French mathematician (born 1959)

Benoit Perthame (born 23 June 1959 in France) is a French mathematician, who deals with non-linear partial differential equations and their applications in biology. He is a professor at Pierre-et-Marie Curie University and at the Laboratoire Jacques-Louis Lions, which he directs.

== Career ==
Perthame studied at the École normale supérieure (ENS) and in 1983, he became an assistant. In 1987, under the supervision of Pierre-Louis Lions, he obtained his habilitation thesis.
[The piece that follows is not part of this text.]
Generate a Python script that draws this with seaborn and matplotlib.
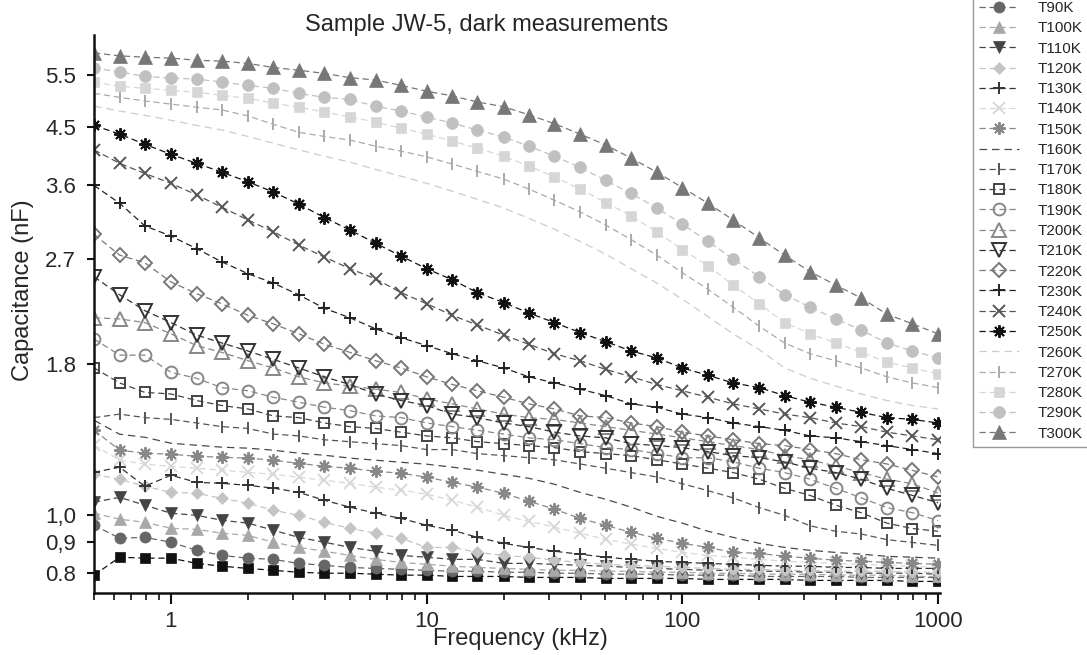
import matplotlib
matplotlib.use("Agg")
import matplotlib.pyplot as plt
from matplotlib.ticker import FixedLocator, FixedFormatter, LogLocator, NullFormatter, NullLocator
import seaborn as sns

# frequencies (kHz), 10 points per decade
freq = [0.5, 0.63, 0.79, 1.0, 1.26, 1.58, 2.0, 2.51, 3.16, 3.98,
        5.01, 6.31, 7.94, 10, 12.6, 15.8, 20, 25.1, 31.6, 39.8,
        50.1, 63.1, 79.4, 100, 126, 158, 200, 251, 316, 398,
        501, 631, 794, 1000]

# capacitance (nF) per temperature
T80K = [0.793, 0.850, 0.847, 0.847, 0.830, 0.821, 0.814, 0.808, 0.802, 0.799, 0.799, 0.796, 0.793, 0.793, 0.789, 0.789, 0.789,
        0.786, 0.786, 0.786, 0.783, 0.783, 0.783, 0.783, 0.780, 0.780, 0.780, 0.780, 0.777, 0.777, 0.777, 0.777, 0.774, 0.774]
T90K = [0.962, 0.915, 0.918, 0.901, 0.873, 0.856, 0.847, 0.843, 0.830, 0.824, 0.817, 0.814, 0.811, 0.808, 0.805, 0.805, 0.802,
        0.802, 0.799, 0.799, 0.796, 0.796, 0.796, 0.793, 0.793, 0.793, 0.789, 0.789, 0.789, 0.789, 0.786, 0.786, 0.786, 0.786]
T100K = [1.008, 0.985, 0.973, 0.951, 0.947, 0.933, 0.925, 0.901, 0.883, 0.870, 0.856, 0.843, 0.833, 0.827, 0.821, 0.817, 0.814,
         0.811, 0.808, 0.808, 0.805, 0.805, 0.802, 0.802, 0.799, 0.799, 0.796, 0.796, 0.796, 0.793, 0.793, 0.793, 0.789, 0.789]
T110K = [1.052, 1.072, 1.040, 1.008, 1.000, 0.981, 0.970, 0.944, 0.918, 0.901, 0.883, 0.870, 0.856, 0.850, 0.843, 0.843, 0.830,
         0.830, 0.827, 0.824, 0.821, 0.817, 0.814, 0.811, 0.808, 0.808, 0.805, 0.805, 0.802, 0.802, 0.799, 0.799, 0.799, 0.796]
T120K = [1.172, 1.150, 1.119, 1.093, 1.089, 1.068, 1.048, 1.020, 1.000, 0.973, 0.951, 0.933, 0.915, 0.883, 0.883, 0.866, 0.856,
         0.850, 0.840, 0.833, 0.827, 0.824, 0.821, 0.817, 0.814, 0.811, 0.811, 0.808, 0.808, 0.805, 0.805, 0.805, 0.802, 0.802]
T130K = [1.181, 1.205, 1.119, 1.168, 1.136, 1.132, 1.123, 1.111, 1.093, 1.060, 1.032, 1.008, 0.988, 0.962, 0.944, 0.918, 0.897,
         0.883, 0.870, 0.860, 0.850, 0.843, 0.837, 0.833, 0.830, 0.827, 0.824, 0.821, 0.821, 0.817, 0.817, 0.814, 0.814, 0.814]
T140K = [1.312, 1.238, 1.219, 1.209, 1.200, 1.191, 1.181, 1.172, 1.159, 1.145, 1.132, 1.115, 1.102, 1.085, 1.060, 1.032, 1.000,
         0.977, 0.955, 0.933, 0.911, 0.894, 0.880, 0.866, 0.856, 0.850, 0.843, 0.837, 0.833, 0.830, 0.827, 0.824, 0.821, 0.817]
T150K = [1.390, 1.287, 1.272, 1.267, 1.257, 1.252, 1.248, 1.238, 1.223, 1.209, 1.200, 1.186, 1.177, 1.159, 1.136, 1.115, 1.089,
         1.056, 1.024, 0.988, 0.962, 0.936, 0.915, 0.897, 0.883, 0.866, 0.863, 0.853, 0.847, 0.840, 0.837, 0.833, 0.830, 0.827]
T160K = [1.445, 1.369, 1.353, 1.322, 1.312, 1.302, 1.297, 1.287, 1.272, 1.262, 1.248, 1.238, 1.228, 1.219, 1.205, 1.191, 1.172,
         1.154, 1.128, 1.093, 1.064, 1.032, 0.996, 0.970, 0.940, 0.918, 0.897, 0.883, 0.873, 0.866, 0.860, 0.853, 0.850, 0.847]
T170K = [1.46, 1.48, 1.46, 1.45, 1.43, 1.41, 1.40, 1.37, 1.36, 1.34, 1.33, 1.32, 1.31, 1.29, 1.29, 1.27, 1.26,
         1.25, 1.24, 1.22, 1.20, 1.18, 1.16, 1.13, 1.10, 1.07, 1.03, 1.00, 0.96, 0.94, 0.93, 0.91, 0.90, 0.89]
T180K = [1.77, 1.67, 1.61, 1.60, 1.56, 1.53, 1.51, 1.47, 1.46, 1.43, 1.41, 1.40, 1.38, 1.36, 1.35, 1.33, 1.32,
         1.31, 1.30, 1.28, 1.27, 1.26, 1.24, 1.22, 1.20, 1.18, 1.15, 1.11, 1.08, 1.04, 1.01, 0.97, 0.95, 0.94]
T190K = [1.98, 1.86, 1.86, 1.74, 1.70, 1.64, 1.62, 1.58, 1.55, 1.52, 1.50, 1.47, 1.46, 1.43, 1.41, 1.39, 1.37,
         1.35, 1.34, 1.32, 1.30, 1.29, 1.27, 1.25, 1.25, 1.23, 1.20, 1.18, 1.15, 1.11, 1.07, 1.03, 1.01, 0.98]
T200K = [2.15, 2.14, 2.11, 2.02, 1.93, 1.88, 1.82, 1.77, 1.71, 1.67, 1.65, 1.63, 1.61, 1.57, 1.54, 1.51, 1.48,
         1.46, 1.45, 1.43, 1.41, 1.39, 1.37, 1.35, 1.33, 1.31, 1.29, 1.26, 1.24, 1.21, 1.18, 1.15, 1.13, 1.09]
T210K = [2.52, 2.35, 2.21, 2.11, 2.01, 1.95, 1.89, 1.83, 1.77, 1.71, 1.66, 1.60, 1.56, 1.53, 1.48, 1.46, 1.43,
         1.41, 1.38, 1.36, 1.35, 1.32, 1.31, 1.30, 1.28, 1.26, 1.25, 1.23, 1.20, 1.18, 1.15, 1.11, 1.08, 1.05]
T220K = [2.97, 2.74, 2.66, 2.47, 2.36, 2.27, 2.17, 2.10, 2.02, 1.94, 1.88, 1.82, 1.77, 1.71, 1.66, 1.62, 1.58,
         1.54, 1.51, 1.47, 1.46, 1.43, 1.41, 1.38, 1.36, 1.34, 1.32, 1.31, 1.29, 1.27, 1.24, 1.22, 1.19, 1.16]
T230K = [3.59, 3.35, 3.07, 2.95, 2.81, 2.67, 2.55, 2.46, 2.35, 2.23, 2.15, 2.06, 1.99, 1.93, 1.87, 1.82, 1.77,
         1.71, 1.67, 1.63, 1.59, 1.54, 1.52, 1.48, 1.46, 1.43, 1.41, 1.39, 1.36, 1.35, 1.33, 1.31, 1.29, 1.27]
T240K = [4.12, 3.91, 3.76, 3.62, 3.46, 3.30, 3.14, 3.00, 2.85, 2.72, 2.60, 2.50, 2.37, 2.27, 2.17, 2.09, 2.01,
         1.94, 1.87, 1.82, 1.76, 1.71, 1.66, 1.62, 1.58, 1.54, 1.51, 1.48, 1.46, 1.43, 1.41, 1.38, 1.36, 1.34]
T250K = [4.53, 4.38, 4.21, 4.05, 3.91, 3.78, 3.64, 3.50, 3.34, 3.17, 3.02, 2.87, 2.73, 2.60, 2.49, 2.37, 2.28,
         2.19, 2.11, 2.03, 1.96, 1.89, 1.84, 1.77, 1.72, 1.67, 1.64, 1.59, 1.55, 1.52, 1.49, 1.46, 1.45, 1.43]
T260K = [4.88, 4.79, 4.71, 4.62, 4.53, 4.45, 4.34, 4.23, 4.12, 4.02, 3.93, 3.82, 3.72, 3.62, 3.51, 3.40, 3.29,
         3.16, 3.03, 2.89, 2.75, 2.60, 2.46, 2.31, 2.16, 2.02, 1.90, 1.77, 1.70, 1.65, 1.60, 1.56, 1.53, 1.51]
T270K = [5.13, 5.05, 4.98, 4.92, 4.86, 4.81, 4.70, 4.55, 4.41, 4.34, 4.28, 4.18, 4.10, 4.01, 3.90, 3.79, 3.68,
         3.54, 3.39, 3.24, 3.08, 2.91, 2.74, 2.56, 2.40, 2.24, 2.08, 1.95, 1.87, 1.82, 1.77, 1.71, 1.67, 1.64]
T280K = [5.36, 5.27, 5.23, 5.19, 5.15, 5.09, 5.03, 4.94, 4.86, 4.77, 4.68, 4.59, 4.48, 4.38, 4.26, 4.15, 4.02,
         3.87, 3.71, 3.54, 3.36, 3.19, 3.00, 2.80, 2.63, 2.44, 2.27, 2.11, 2.02, 1.95, 1.88, 1.81, 1.77, 1.73]
T290K = [5.66, 5.57, 5.48, 5.44, 5.42, 5.36, 5.29, 5.23, 5.13, 5.05, 5.01, 4.88, 4.79, 4.68, 4.57, 4.45, 4.33,
         4.18, 4.02, 3.85, 3.66, 3.48, 3.29, 3.09, 2.89, 2.70, 2.52, 2.35, 2.24, 2.14, 2.05, 1.95, 1.89, 1.84]
T300K = [6.00, 5.93, 5.90, 5.88, 5.83, 5.81, 5.76, 5.67, 5.61, 5.54, 5.45, 5.40, 5.29, 5.17, 5.08, 4.96, 4.87,
         4.72, 4.56, 4.38, 4.20, 3.99, 3.78, 3.56, 3.35, 3.14, 2.93, 2.74, 2.57, 2.44, 2.32, 2.18, 2.10, 2.02]

ytick_vals = [0.8, 0.9, 1.0, 1.8, 2.7, 3.6, 4.5, 5.5]
ytick_labels = ["0.8", "0,9", "1,0", "1.8", "2.7", "3.6", "4.5", "5.5"]
xtick_vals = [1, 10, 100, 1000]
xtick_labels = ["1", "10", "100", "1000"]

ASTER = (8, 2, 0)
# name, data, marker, size, color, filled, dash
series = [
    ("T80K", T80K, "s", 7, "#111111", True, (5, 3)),
    ("T90K", T90K, "o", 8, "#666666", True, (5, 3)),
    ("T100K", T100K, "^", 9, "#a8a8a8", True, (5, 3)),
    ("T110K", T110K, "v", 9, "#444444", True, (5, 3)),
    ("T120K", T120K, "D", 6.5, "#c4c4c4", True, (5, 3)),
    ("T130K", T130K, "+", 8, "#333333", True, (5, 3)),
    ("T140K", T140K, "x", 9, "#d8d8d8", True, (5, 3)),
    ("T150K", T150K, ASTER, 9, "#888888", True, (5, 3)),
    ("T160K", T160K, "None", 0, "#4a4a4a", True, (6, 4)),
    ("T170K", T170K, "|", 9, "#555555", True, (5, 3)),
    ("T180K", T180K, "s", 7.5, "#444444", False, (5, 3)),
    ("T190K", T190K, "o", 8.5, "#888888", False, (5, 3)),
    ("T200K", T200K, "^", 9.5, "#888888", False, (5, 3)),
    ("T210K", T210K, "v", 9.5, "#333333", False, (5, 3)),
    ("T220K", T220K, "D", 7, "#777777", False, (5, 3)),
    ("T230K", T230K, "+", 8, "#222222", True, (5, 3)),
    ("T240K", T240K, "x", 9, "#555555", True, (5, 3)),
    ("T250K", T250K, ASTER, 9, "#111111", True, (5, 3)),
    ("T260K", T260K, "None", 0, "#cccccc", True, (6, 4)),
    ("T270K", T270K, "|", 9, "#aaaaaa", True, (5, 3)),
    ("T280K", T280K, "s", 7.5, "#d6d6d6", True, (5, 3)),
    ("T290K", T290K, "o", 8.5, "#c0c0c0", True, (5, 3)),
    ("T300K", T300K, "^", 10, "#777777", True, (5, 3)),
]

sns.set_style("ticks")
plt.rcParams["font.family"] = ["Liberation Sans", "DejaVu Sans"]

fig = plt.figure(figsize=(10.87, 6.55), dpi=100)
ax = fig.add_axes([94 / 1087, 62 / 655, 846 / 1087, 558 / 655])

for name, vals, mk, ms, col, filled, dash in series:
    line_marks = mk in ("+", "x", "|", ASTER)
    sns.lineplot(x=freq, y=vals, ax=ax, errorbar=None, legend=False, label=name,
                 color=col, linewidth=0.9, linestyle=(0, dash),
                 marker=mk, markersize=ms,
                 markerfacecolor=(col if filled else "none"),
                 markeredgecolor=col,
                 markeredgewidth=(1.4 if (line_marks or not filled) else 0.5))

ax.set_xscale("log")
ax.set_yscale("log")
ax.set_xlim(0.5, 1018)
ax.set_ylim(0.74, 6.43)

ax.xaxis.set_major_locator(FixedLocator(xtick_vals))
ax.xaxis.set_major_formatter(FixedFormatter(xtick_labels))
ax.xaxis.set_minor_locator(LogLocator(base=10, subs=[2, 3, 4, 5, 6, 7, 8, 9]))
ax.xaxis.set_minor_formatter(NullFormatter())
ax.yaxis.set_major_locator(FixedLocator(ytick_vals))
ax.yaxis.set_major_formatter(FixedFormatter(ytick_labels))
ax.yaxis.set_minor_locator(NullLocator())

ax.tick_params(axis="x", which="major", length=8, width=1.5, labelsize=16, pad=5, color="#111")
ax.tick_params(axis="x", which="minor", length=5, width=1.2, color="#111")
ax.tick_params(axis="y", which="major", length=5, width=1.5, labelsize=16, pad=8, color="#111")

sns.despine(ax=ax)
for s in ("left", "bottom"):
    ax.spines[s].set_linewidth(1.8)
    ax.spines[s].set_color("#111111")

ax.set_xlabel("Frequency (kHz)", fontsize=17)
ax.set_ylabel("Capacitance (nF)", fontsize=17)
ax.xaxis.set_label_coords(0.5035, -0.062)
ax.yaxis.set_label_coords(-0.071, 0.543)

fig.text(487 / 1087, 1 - 25 / 655, "Sample JW-5, dark measurements",
         ha="center", va="center", fontsize=17)

# legend starts at T90K; its top edge runs off the figure like the scan
handles, labels = ax.get_legend_handles_labels()
handles, labels = handles[1:], labels[1:]
leg = ax.legend(handles, labels, loc="upper left",
                bbox_to_anchor=(973 / 1087, 1 + 5 / 655),
                bbox_transform=fig.transFigure,
                fontsize=11, labelspacing=0.41, handlelength=2.6,
                handletextpad=1.2, borderpad=0.4, borderaxespad=0,
                frameon=True, fancybox=False, framealpha=1,
                edgecolor="#999999", numpoints=1)
leg.get_frame().set_linewidth(1.0)

fig.savefig("out.png", dpi=100)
His thesis focuses on non-linear partial differential equations in optimal control theory, hydrodynamics and kinetic theory.
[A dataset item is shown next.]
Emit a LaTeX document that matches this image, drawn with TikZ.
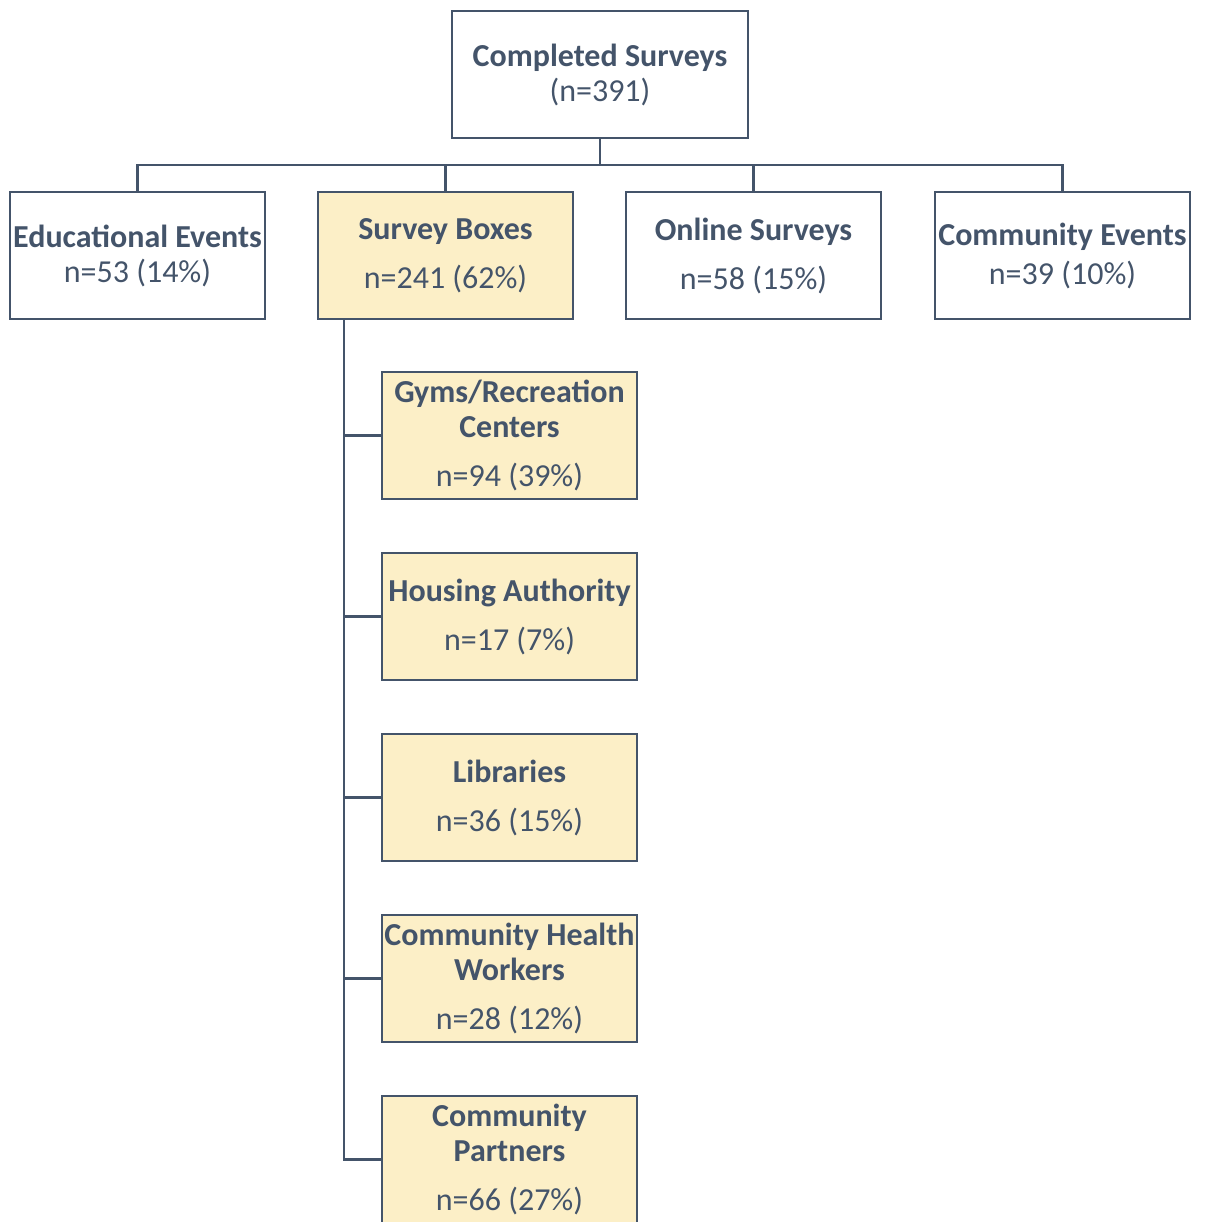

In 1988, he was professor at the University of Orléans, and since 1993, he has been professor at the University of Paris VI and the Institut universitaire de France. From 1997 to 2007, he was in the Department of Mathematics and Applications of the ENS (DMA/ENS) and simultaneously heads the Multi-model and Numerical Methods Project (M3N) of the Institut national de recherche en informatique et en automatique (INRIA). Since 1989, he has been the scientific advisor to this organization and since 1998 has headed the BANG Group (Numerical Analysis of Non-linear Models for Biology and Geophysics).

His research interests include mathematical modeling of chemotaxis and movement and self-organization of cells and bacteria, neural networks, tumor growth and chemotherapy, population growth and evolution.

== Publications ==
- Perthame, B. (2007). "Transport equations in biology"
- Charpentier, Éric (2007). "Leçons de mathématiques d'aujourd'hui. Volume 3"

== Awards and honours ==
He was a guest speaker at the International Congress of Mathematicians in 1994 in Zurich with a conference lecture entitled Kinetic Equations and Hyperbolic Systems of Conservation Laws and was selected to give a plenary lecture at the ICM 2014 in Seoul (Some aspects of mathematical tumor growth and therapy).

In 1989/90, he received the Peccot Prize at the Collège de France, in 1992 the CISI Prize, in 1994 the CNRS Silver Medal and in 1992 the Blaise-Pascal Prize from the French Academy of Sciences. From 1994 to 1999, he was a junior member and then in 2006, a senior member at the Institut universitaire de France. In 2013, he received the Blaise-Pascal medal (de) and in 2015 the Inria Prize from the Academy of Sciences. In 2016, he was elected a member of Academia Europaea. At the end of 2017, he was elected a member of the French Academy of Sciences.

Among his doctoral students is Vincent Calvez.